感染を防ぎつつ、経済も守るという難しい議論が行われています。

平田オリザさん
日本人は、高い計画性を持って実行することに優れていて、リスクをゼロにしたいんです。『ゼロリスクがない』ということが受け入れられないと冷静ではなくなってしまう。日本の原発は絶対に事故が起きないという、まさに『安全神話』がありましたが、今も同じ状況です。

これだけのパンデミックが広がる中でも、まだ安全神話を求める人がいますが、そういったものはありません。

では全体のリスクをどう軽減するのか。新型コロナウイルスでの死者数も抑えないといけないけれど、精神的な自殺者も抑えないといけない。ここで求められるのは冷静な議論で、いちばん必要なのが相手との信頼関係なんです。

新型コロナウイルスの感染拡大を抑えたい医療関係者の気持ちもわかるし理論も正しい。そして経済学者や、社会学者の言うことも正しい。私たちアーティストの主張も正しい。

『じゃあどうしましょう』っていうことをちゃんと話し合えるかどうか。これが大事なのですが、皆さん苦手なのです。

他者に寛容な社会を

最後に、新型コロナに私たちはどう向き合うべきかと聞くと、オリザさんはこう口にしました。

平田オリザさん
みんな命は大事で、そのために行動します。

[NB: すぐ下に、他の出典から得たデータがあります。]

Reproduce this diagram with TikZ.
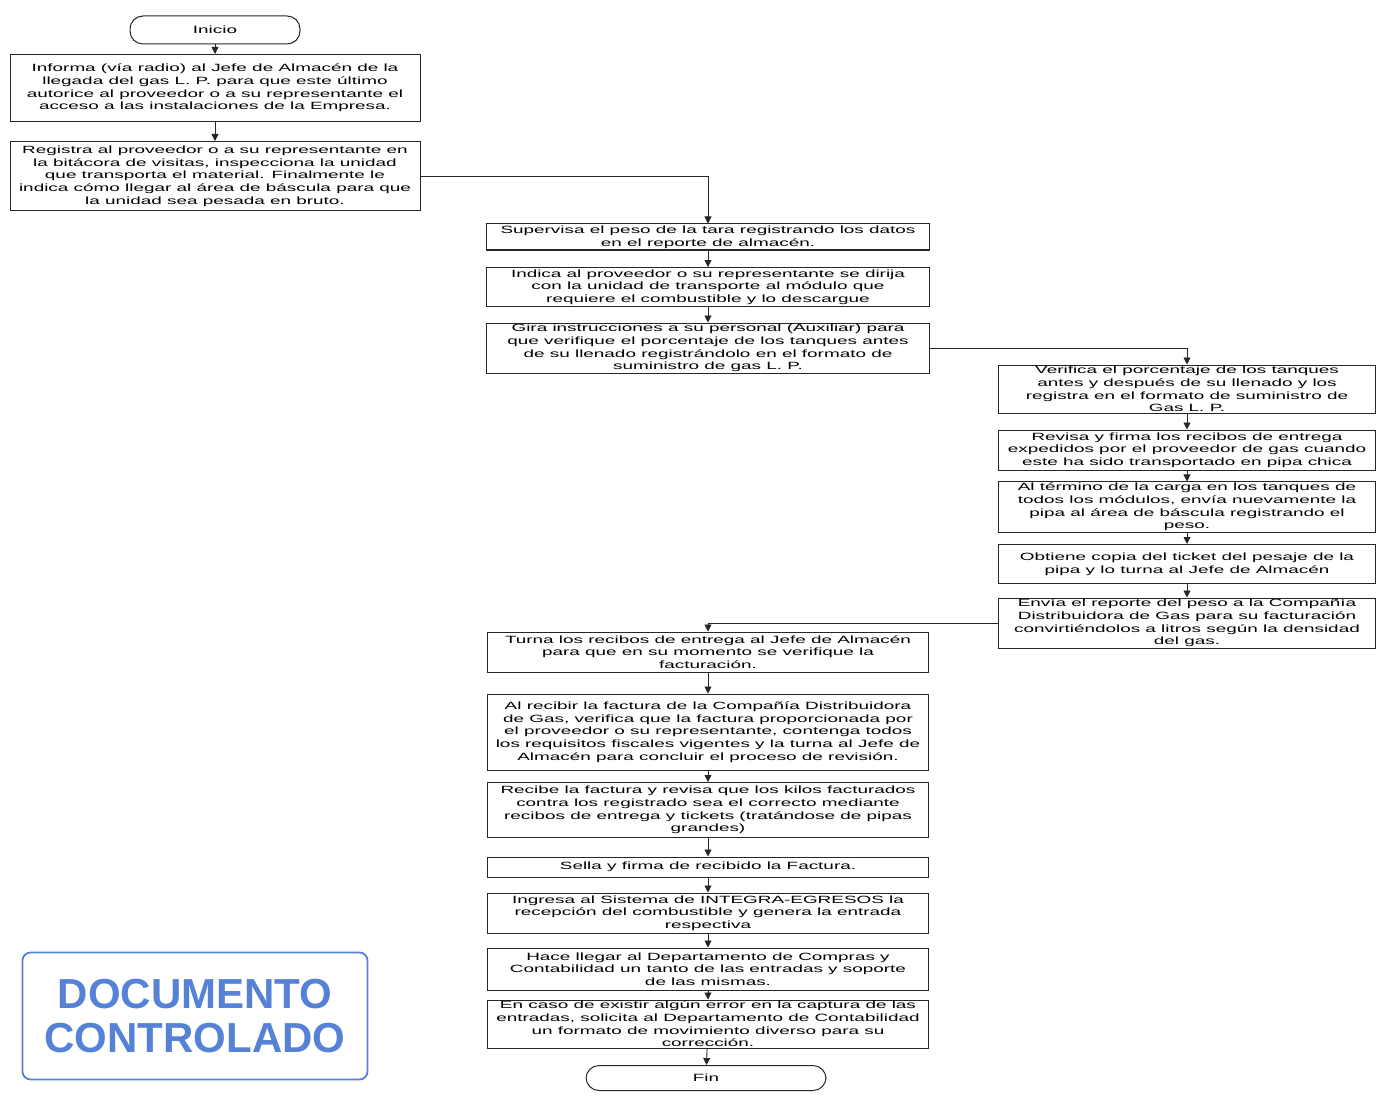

でも命の次に大切なものは一人ひとり違っています。音楽がなければ生きられないとか、演劇で人生が救われたとか、スポーツが最大の楽しみとか、いろんな人がいて、認め合うことが大事です。

他者に寛容な社会になる、ということですね。他者が大切にしていることを尊重する社会であってほしいと思います。
(社会部記者 能州さやか)

【プロフィール】

平田オリザ

1962年(昭和37年)11月8日 東京生まれ。

1995年、演劇界で権威のある岸田國士戯曲賞を「東京ノート」で受賞。新国立劇場が制作した日韓合同公演『その河をこえて、五月』(2002年)では日韓両国で大きな演劇賞を受賞、その後、日仏合同公演『別れの唄』を制作したり、ベルギー王立劇場に、はじめて日本人が1人も登場しない戯曲『森の奥』を書き下ろすなど活躍。劇作家、演出家として、国内外で活動し、現代演劇界をリードし続けている。